■ WORK TO COMPLETE: An exact copy of all the data is required, with pictures left out.
· · · · · · ·
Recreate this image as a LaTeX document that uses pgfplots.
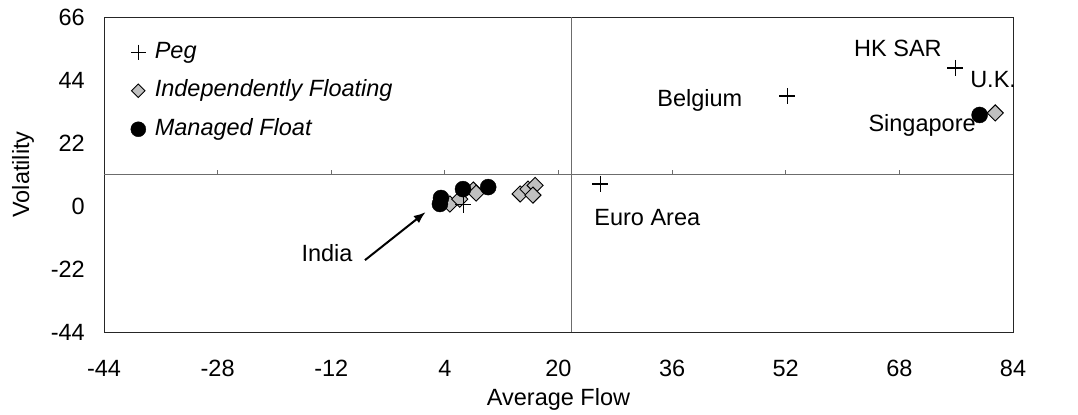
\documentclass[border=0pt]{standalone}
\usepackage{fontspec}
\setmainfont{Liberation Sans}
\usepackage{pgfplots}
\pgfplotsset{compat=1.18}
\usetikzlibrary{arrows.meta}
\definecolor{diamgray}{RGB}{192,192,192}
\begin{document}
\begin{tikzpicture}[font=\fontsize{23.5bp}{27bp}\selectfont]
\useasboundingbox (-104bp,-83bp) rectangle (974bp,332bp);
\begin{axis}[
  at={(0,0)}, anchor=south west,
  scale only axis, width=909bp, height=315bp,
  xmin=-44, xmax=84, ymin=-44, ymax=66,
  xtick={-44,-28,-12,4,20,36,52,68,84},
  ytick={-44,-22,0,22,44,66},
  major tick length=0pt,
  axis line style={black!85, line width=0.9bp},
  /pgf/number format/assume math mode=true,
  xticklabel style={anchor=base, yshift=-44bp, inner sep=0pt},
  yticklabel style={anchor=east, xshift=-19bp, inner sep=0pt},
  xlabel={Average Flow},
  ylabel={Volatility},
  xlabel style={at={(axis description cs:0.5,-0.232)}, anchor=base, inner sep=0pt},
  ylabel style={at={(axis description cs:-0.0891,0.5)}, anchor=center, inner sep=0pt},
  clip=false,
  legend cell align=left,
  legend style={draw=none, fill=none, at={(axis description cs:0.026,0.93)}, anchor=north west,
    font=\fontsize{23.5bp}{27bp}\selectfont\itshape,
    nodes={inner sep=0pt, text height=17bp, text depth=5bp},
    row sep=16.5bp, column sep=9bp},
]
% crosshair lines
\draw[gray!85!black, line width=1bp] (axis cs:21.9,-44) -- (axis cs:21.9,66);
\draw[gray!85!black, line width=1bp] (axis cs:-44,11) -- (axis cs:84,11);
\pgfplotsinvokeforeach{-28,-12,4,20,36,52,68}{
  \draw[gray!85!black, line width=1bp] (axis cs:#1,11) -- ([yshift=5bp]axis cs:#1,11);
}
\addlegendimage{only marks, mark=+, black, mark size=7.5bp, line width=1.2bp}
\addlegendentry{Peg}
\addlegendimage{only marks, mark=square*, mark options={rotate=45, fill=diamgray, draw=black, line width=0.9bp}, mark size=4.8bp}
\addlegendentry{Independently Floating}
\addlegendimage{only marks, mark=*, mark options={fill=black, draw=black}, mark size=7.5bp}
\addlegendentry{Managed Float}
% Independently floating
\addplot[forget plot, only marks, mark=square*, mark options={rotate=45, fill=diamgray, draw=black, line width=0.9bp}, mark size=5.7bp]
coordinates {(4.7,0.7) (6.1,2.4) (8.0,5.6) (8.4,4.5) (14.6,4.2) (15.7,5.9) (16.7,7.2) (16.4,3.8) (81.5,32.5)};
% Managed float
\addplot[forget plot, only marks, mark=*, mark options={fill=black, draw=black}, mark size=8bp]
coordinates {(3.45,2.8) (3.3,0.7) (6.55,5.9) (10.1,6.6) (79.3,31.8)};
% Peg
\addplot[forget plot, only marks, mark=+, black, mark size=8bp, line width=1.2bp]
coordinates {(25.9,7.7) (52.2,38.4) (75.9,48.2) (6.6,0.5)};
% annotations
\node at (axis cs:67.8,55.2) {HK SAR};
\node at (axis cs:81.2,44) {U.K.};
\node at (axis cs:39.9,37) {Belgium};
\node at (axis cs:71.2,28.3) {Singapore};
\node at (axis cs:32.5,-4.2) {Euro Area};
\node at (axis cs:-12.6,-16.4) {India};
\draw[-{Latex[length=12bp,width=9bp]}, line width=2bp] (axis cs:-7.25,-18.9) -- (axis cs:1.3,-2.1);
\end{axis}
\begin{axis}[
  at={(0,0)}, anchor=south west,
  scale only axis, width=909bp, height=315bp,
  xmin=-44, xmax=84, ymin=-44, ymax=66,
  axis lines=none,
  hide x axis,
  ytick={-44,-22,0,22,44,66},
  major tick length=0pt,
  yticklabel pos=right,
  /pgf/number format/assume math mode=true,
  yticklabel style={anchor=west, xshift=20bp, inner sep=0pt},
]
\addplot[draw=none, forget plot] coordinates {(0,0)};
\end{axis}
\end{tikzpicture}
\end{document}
· · · · · · ·
■ OUTPUT OF THE TASK:
Recreate this image as a LaTeX document that uses pgfplots.
\documentclass[border=0pt]{standalone}
\usepackage{fontspec}
\setmainfont{Liberation Sans}
\usepackage{pgfplots}
\pgfplotsset{compat=1.18}
\usetikzlibrary{arrows.meta}
\definecolor{diamgray}{RGB}{192,192,192}
\begin{document}
\begin{tikzpicture}[font=\fontsize{23.5bp}{27bp}\selectfont]
\useasboundingbox (-104bp,-83bp) rectangle (974bp,332bp);
\begin{axis}[
  at={(0,0)}, anchor=south west,
  scale only axis, width=909bp, height=315bp,
  xmin=-44, xmax=84, ymin=-44, ymax=66,
  xtick={-44,-28,-12,4,20,36,52,68,84},
  ytick={-44,-22,0,22,44,66},
  major tick length=0pt,
  axis line style={black!85, line width=0.9bp},
  /pgf/number format/assume math mode=true,
  xticklabel style={anchor=base, yshift=-44bp, inner sep=0pt},
  yticklabel style={anchor=east, xshift=-19bp, inner sep=0pt},
  xlabel={Average Flow},
  ylabel={Volatility},
  xlabel style={at={(axis description cs:0.5,-0.232)}, anchor=base, inner sep=0pt},
  ylabel style={at={(axis description cs:-0.0891,0.5)}, anchor=center, inner sep=0pt},
  clip=false,
  legend cell align=left,
  legend style={draw=none, fill=none, at={(axis description cs:0.026,0.93)}, anchor=north west,
    font=\fontsize{23.5bp}{27bp}\selectfont\itshape,
    nodes={inner sep=0pt, text height=17bp, text depth=5bp},
    row sep=16.5bp, column sep=9bp},
]
% crosshair lines
\draw[gray!85!black, line width=1bp] (axis cs:21.9,-44) -- (axis cs:21.9,66);
\draw[gray!85!black, line width=1bp] (axis cs:-44,11) -- (axis cs:84,11);
\pgfplotsinvokeforeach{-28,-12,4,20,36,52,68}{
  \draw[gray!85!black, line width=1bp] (axis cs:#1,11) -- ([yshift=5bp]axis cs:#1,11);
}
\addlegendimage{only marks, mark=+, black, mark size=7.5bp, line width=1.2bp}
\addlegendentry{Peg}
\addlegendimage{only marks, mark=square*, mark options={rotate=45, fill=diamgray, draw=black, line width=0.9bp}, mark size=4.8bp}
\addlegendentry{Independently Floating}
\addlegendimage{only marks, mark=*, mark options={fill=black, draw=black}, mark size=7.5bp}
\addlegendentry{Managed Float}
% Independently floating
\addplot[forget plot, only marks, mark=square*, mark options={rotate=45, fill=diamgray, draw=black, line width=0.9bp}, mark size=5.7bp]
coordinates {(4.7,0.7) (6.1,2.4) (8.0,5.6) (8.4,4.5) (14.6,4.2) (15.7,5.9) (16.7,7.2) (16.4,3.8) (81.5,32.5)};
% Managed float
\addplot[forget plot, only marks, mark=*, mark options={fill=black, draw=black}, mark size=8bp]
coordinates {(3.45,2.8) (3.3,0.7) (6.55,5.9) (10.1,6.6) (79.3,31.8)};
% Peg
\addplot[forget plot, only marks, mark=+, black, mark size=8bp, line width=1.2bp]
coordinates {(25.9,7.7) (52.2,38.4) (75.9,48.2) (6.6,0.5)};
% annotations
\node at (axis cs:67.8,55.2) {HK SAR};
\node at (axis cs:81.2,44) {U.K.};
\node at (axis cs:39.9,37) {Belgium};
\node at (axis cs:71.2,28.3) {Singapore};
\node at (axis cs:32.5,-4.2) {Euro Area};
\node at (axis cs:-12.6,-16.4) {India};
\draw[-{Latex[length=12bp,width=9bp]}, line width=2bp] (axis cs:-7.25,-18.9) -- (axis cs:1.3,-2.1);
\end{axis}
\begin{axis}[
  at={(0,0)}, anchor=south west,
  scale only axis, width=909bp, height=315bp,
  xmin=-44, xmax=84, ymin=-44, ymax=66,
  axis lines=none,
  hide x axis,
  ytick={-44,-22,0,22,44,66},
  major tick length=0pt,
  yticklabel pos=right,
  /pgf/number format/assume math mode=true,
  yticklabel style={anchor=west, xshift=20bp, inner sep=0pt},
]
\addplot[draw=none, forget plot] coordinates {(0,0)};
\end{axis}
\end{tikzpicture}
\end{document}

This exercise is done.